The ancient rabbis connected the mourning referred to in Zechariah with an event that occurred at Megiddo in 609 BC: the execution of Josiah, King of Judah, at the hands of Pharaoh Neco. In order to take the measure of this trauma, we need to recall, first, the central message of Deuteronomy: that those who obey God's commandments will be rewarded and those who do not will be punished (11:13-17):
 
It shall happen, if you shall listen diligently to my commandments which I command you this day, to love Yahweh your God, and to serve him with all your heart and with all your soul,  that I will give the rain of your land in its season, the former rain and the latter rain, that you may gather in your grain, and your new wine, and your oil. I will give grass in your fields for your livestock, and you shall eat and be full. Take heed to yourselves, lest your heart be deceived, and you turn aside, and serve other gods, and worship them; and the anger of Yahweh be kindled against you, and he shut up the sky, so that there shall be no rain, and the land shall not yield its fruit; and you perish quickly from off the good land which Yahweh gives you.

Josiah was the arch example of obedience to the commandments. It was he who had established Deuteronomy as law for his kingdom. He had made a thoroughgoing reform in the light of its statutes. The First Testament praises him as it does no other king, using epithets that are applied to only one other leader: Moses. Josiah was the great national hope: through him, it was believed, Judah would regain the status God had promised to Israel.

For a decade or so, this seemed to be the case. Both Egypt and Assyria had weakened. Josiah was able to exploit the resulting vacuum. But in 609 Pharaoh Neco set out to combat the newly rising Babylonians. He marched on the Great Trunk Road, taking the mountain pass that spills out in the Jezreel Plain beside Megiddo, "and king Josiah went toward him; and Pharaoh Neco killed him at Megiddo, when he had seen him" (2 Kings 23:29).  

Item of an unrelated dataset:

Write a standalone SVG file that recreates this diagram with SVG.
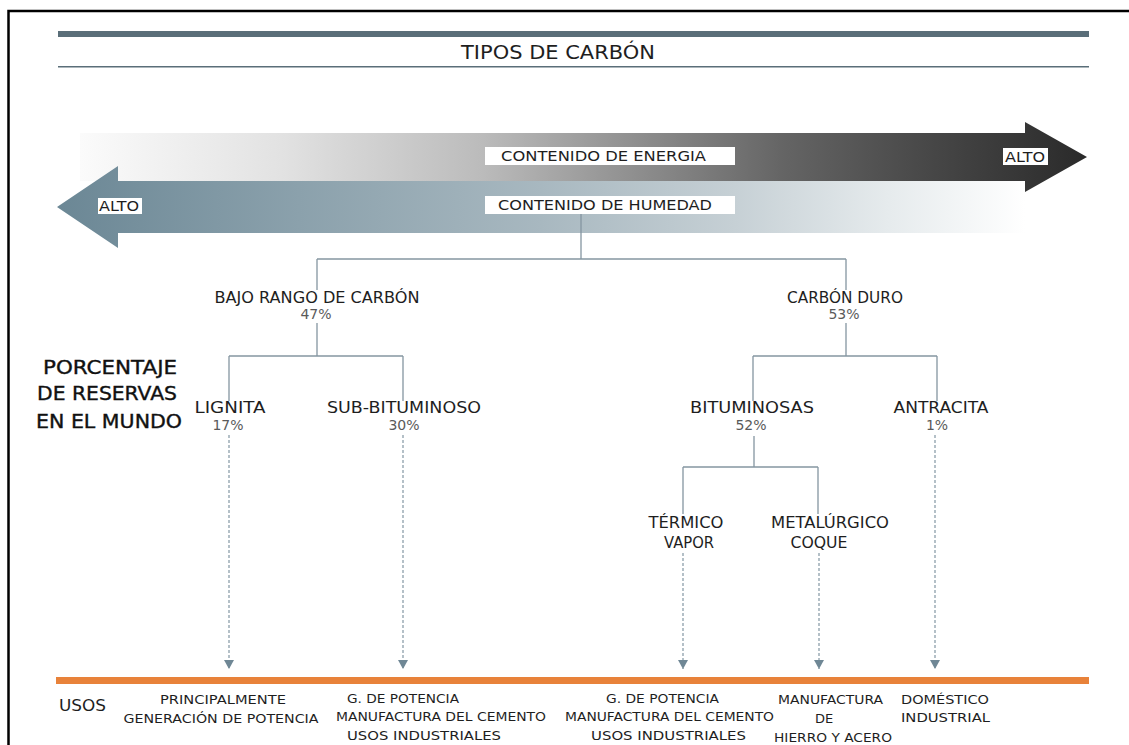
<svg xmlns="http://www.w3.org/2000/svg" width="1129" height="745" viewBox="0 0 1129 745">
  <defs>
    <linearGradient id="energyGrad" gradientUnits="userSpaceOnUse" x1="80" y1="0" x2="1087" y2="0">
      <stop offset="0" stop-color="#fbfbfb"/>
      <stop offset="0.2" stop-color="#e2e2e2"/>
      <stop offset="0.4" stop-color="#bbbbbb"/>
      <stop offset="0.55" stop-color="#8f8f8f"/>
      <stop offset="0.7" stop-color="#646464"/>
      <stop offset="0.85" stop-color="#464646"/>
      <stop offset="1" stop-color="#2a2a2a"/>
    </linearGradient>
    <linearGradient id="humidGrad" gradientUnits="userSpaceOnUse" x1="57" y1="0" x2="1025" y2="0">
      <stop offset="0" stop-color="#6b8795"/>
      <stop offset="0.25" stop-color="#8ba1ac"/>
      <stop offset="0.5" stop-color="#a8b8c0"/>
      <stop offset="0.7" stop-color="#c6d0d5"/>
      <stop offset="0.86" stop-color="#e6ebed"/>
      <stop offset="1" stop-color="#ffffff"/>
    </linearGradient>
    <!-- small solid head for the dashed drop lines, pointing along the path -->
    <marker id="downHead" viewBox="0 0 9 10" refX="9" refY="5" markerWidth="9" markerHeight="10" markerUnits="userSpaceOnUse" orient="auto">
      <path d="M0,0 L9,5 L0,10 Z" fill="#6f8795"/>
    </marker>
  </defs>
  <style>
    .lbl { font-family: "DejaVu Sans", "Liberation Sans", sans-serif; font-size: 15px; fill: #1e1e1e; }
    .pct { font-family: "DejaVu Sans", "Liberation Sans", sans-serif; font-size: 14px; fill: #5a5a5a; }
    .use { font-family: "DejaVu Sans", "Liberation Sans", sans-serif; font-size: 13px; fill: #1e1e1e; }
    .big { font-family: "DejaVu Sans", "Liberation Sans", sans-serif; font-size: 20px; fill: #111; stroke: #111; stroke-width: 0.4; }
    .tree { fill: none; stroke: #8596a1; stroke-width: 1.3; }
    .dash { fill: none; stroke: #8397a3; stroke-width: 1.2; stroke-dasharray: 3 2; }
    .box { fill: #ffffff; }
  </style>

  <!-- frame -->
  <path d="M8.5,745 V11 H1129" fill="none" stroke="#000" stroke-width="2.5"/>

  <!-- header -->
  <g id="header">
    <rect x="58" y="31" width="1031" height="6" fill="#5a6e79"/>
    <text x="558" y="59" text-anchor="middle" class="lbl" style="font-size:19px" textLength="194" lengthAdjust="spacingAndGlyphs">TIPOS DE CARBÓN</text>
    <rect x="58" y="66" width="1031" height="1.5" fill="#5a6e79"/>
  </g>

  <!-- scale arrows -->
  <g id="energy-arrow">
    <path d="M80,133 H1025 V122 L1087,157 L1025,192 V181 H80 Z" fill="url(#energyGrad)"/>
    <rect class="box" x="485" y="147" width="250" height="18"/>
    <text x="501" y="161" class="lbl" style="font-size:14px" textLength="205" lengthAdjust="spacingAndGlyphs">CONTENIDO DE ENERGIA</text>
    <rect class="box" x="1003" y="148" width="45" height="17"/>
    <text x="1005" y="162" class="lbl" style="font-size:14px" textLength="40" lengthAdjust="spacingAndGlyphs">ALTO</text>
  </g>
  <g id="humidity-arrow">
    <path d="M1025,181 H118 V166 L57,207 L118,248 V233 H1025 Z" fill="url(#humidGrad)"/>
    <rect class="box" x="485" y="196" width="250" height="18"/>
    <text x="498" y="210" class="lbl" style="font-size:14px" textLength="214" lengthAdjust="spacingAndGlyphs">CONTENIDO DE HUMEDAD</text>
    <rect class="box" x="98" y="198" width="44" height="16"/>
    <text x="99" y="211" class="lbl" style="font-size:14px" textLength="40" lengthAdjust="spacingAndGlyphs">ALTO</text>
  </g>

  <!-- connectors -->
  <g id="connectors">
    <path class="tree" d="M581,214 V259 M317,259 H846 M317,259 V290 M846,259 V290"/>
    <path class="tree" d="M317,323 V356 M229,356 H403 M229,356 V401 M403,356 V401"/>
    <path class="tree" d="M846,323 V356 M753,356 H937 M753,356 V401 M937,356 V401"/>
    <path class="tree" d="M754,436 V467 M683,467 H818 M683,467 V514 M818,467 V514"/>
    <path class="dash" d="M229,435 V669" marker-end="url(#downHead)"/>
    <path class="dash" d="M403,435 V669" marker-end="url(#downHead)"/>
    <path class="dash" d="M683,553 V669" marker-end="url(#downHead)"/>
    <path class="dash" d="M819,553 V669" marker-end="url(#downHead)"/>
    <path class="dash" d="M935,435 V669" marker-end="url(#downHead)"/>
  </g>

  <!-- tree nodes -->
  <g id="node-bajo-rango">
    <text x="317" y="303" text-anchor="middle" class="lbl" textLength="205" lengthAdjust="spacingAndGlyphs">BAJO RANGO DE CARBÓN</text>
    <text x="316" y="319" text-anchor="middle" class="pct">47%</text>
  </g>
  <g id="node-carbon-duro">
    <text x="845" y="303" text-anchor="middle" class="lbl" textLength="116" lengthAdjust="spacingAndGlyphs">CARBÓN DURO</text>
    <text x="844" y="319" text-anchor="middle" class="pct">53%</text>
  </g>
  <g id="node-lignita">
    <text x="230" y="413" text-anchor="middle" class="lbl" textLength="71" lengthAdjust="spacingAndGlyphs">LIGNITA</text>
    <text x="228" y="430" text-anchor="middle" class="pct">17%</text>
  </g>
  <g id="node-sub-bituminoso">
    <text x="404" y="413" text-anchor="middle" class="lbl" textLength="154" lengthAdjust="spacingAndGlyphs">SUB-BITUMINOSO</text>
    <text x="404" y="430" text-anchor="middle" class="pct">30%</text>
  </g>
  <g id="node-bituminosas">
    <text x="752" y="413" text-anchor="middle" class="lbl" textLength="124" lengthAdjust="spacingAndGlyphs">BITUMINOSAS</text>
    <text x="751" y="430" text-anchor="middle" class="pct">52%</text>
  </g>
  <g id="node-antracita">
    <text x="941" y="413" text-anchor="middle" class="lbl" textLength="95" lengthAdjust="spacingAndGlyphs">ANTRACITA</text>
    <text x="937" y="430" text-anchor="middle" class="pct">1%</text>
  </g>
  <g id="node-termico">
    <text x="686" y="528" text-anchor="middle" class="lbl" textLength="75" lengthAdjust="spacingAndGlyphs">TÉRMICO</text>
    <text x="689" y="548" text-anchor="middle" class="lbl" textLength="50" lengthAdjust="spacingAndGlyphs">VAPOR</text>
  </g>
  <g id="node-metalurgico">
    <text x="830" y="528" text-anchor="middle" class="lbl" textLength="118" lengthAdjust="spacingAndGlyphs">METALÚRGICO</text>
    <text x="819" y="548" text-anchor="middle" class="lbl" textLength="57" lengthAdjust="spacingAndGlyphs">COQUE</text>
  </g>

  <!-- side caption -->
  <g id="reserves-caption">
    <text x="110" y="374" text-anchor="middle" class="big" textLength="134" lengthAdjust="spacingAndGlyphs">PORCENTAJE</text>
    <text x="107" y="400" text-anchor="middle" class="big" textLength="140" lengthAdjust="spacingAndGlyphs">DE RESERVAS</text>
    <text x="109" y="428" text-anchor="middle" class="big" textLength="146" lengthAdjust="spacingAndGlyphs">EN EL MUNDO</text>
  </g>

  <!-- uses bar -->
  <g id="uses-bar">
    <rect x="56" y="677" width="1033" height="7" fill="#e8823a"/>
    <text x="59" y="711" class="lbl" textLength="47" lengthAdjust="spacingAndGlyphs">USOS</text>
  </g>
  <g id="use-lignita">
    <text x="223" y="704" text-anchor="middle" class="use" textLength="126" lengthAdjust="spacingAndGlyphs">PRINCIPALMENTE</text>
    <text x="221" y="723" text-anchor="middle" class="use" textLength="195" lengthAdjust="spacingAndGlyphs">GENERACIÓN DE POTENCIA</text>
  </g>
  <g id="use-sub-bituminoso">
    <text x="347" y="703" class="use" textLength="112" lengthAdjust="spacingAndGlyphs">G. DE POTENCIA</text>
    <text x="336" y="721" class="use" textLength="210" lengthAdjust="spacingAndGlyphs">MANUFACTURA DEL CEMENTO</text>
    <text x="347" y="740" class="use" textLength="154" lengthAdjust="spacingAndGlyphs">USOS INDUSTRIALES</text>
  </g>
  <g id="use-termico">
    <text x="606" y="703" class="use" textLength="113" lengthAdjust="spacingAndGlyphs">G. DE POTENCIA</text>
    <text x="565" y="721" class="use" textLength="209" lengthAdjust="spacingAndGlyphs">MANUFACTURA DEL CEMENTO</text>
    <text x="591" y="740" class="use" textLength="155" lengthAdjust="spacingAndGlyphs">USOS INDUSTRIALES</text>
  </g>
  <g id="use-metalurgico">
    <text x="778" y="704" class="use" textLength="105" lengthAdjust="spacingAndGlyphs">MANUFACTURA</text>
    <text x="824" y="723" text-anchor="middle" class="use">DE</text>
    <text x="774" y="742" class="use" textLength="118" lengthAdjust="spacingAndGlyphs">HIERRO Y ACERO</text>
  </g>
  <g id="use-antracita">
    <text x="901" y="704" class="use" textLength="88" lengthAdjust="spacingAndGlyphs">DOMÉSTICO</text>
    <text x="901" y="722" class="use" textLength="89" lengthAdjust="spacingAndGlyphs">INDUSTRIAL</text>
  </g>
</svg>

Here then was the good king, the epitome of virtue, whom God - according to Deuteronomy 11:13-17 - had promised to reward, and such a thing happens to him? Not only to him! The hopes of Judah were crushed. A few years later the Babylonians would sit in the gates of Jerusalem, the Temple would be destroyed, and the Judeans would go into exile. The death of the righteous Josiah, followed by the subjugation of Judah, came as a direct contradiction to the covenant faith as voiced in the Book of Deuteronomy.

Jeremiah lamented for Josiah: and all the singing men and singing women spoke of Josiah in their lamentations to this day; and they made them an ordinance in Israel: and behold, they are written in the lamentations  (2 Chronicles 35:25).

At Megiddo, then, something went awry. If God was just, it must be set right. That is, God would intervene and set it right, just as, long ago, He had intervened at the Reed Sea (the paradigmatic saving event). It makes sense, therefore, that the battle that would set things right, the battle of the Great Day of God Almighty, would occur precisely at the place where things had gone wrong: Megiddo.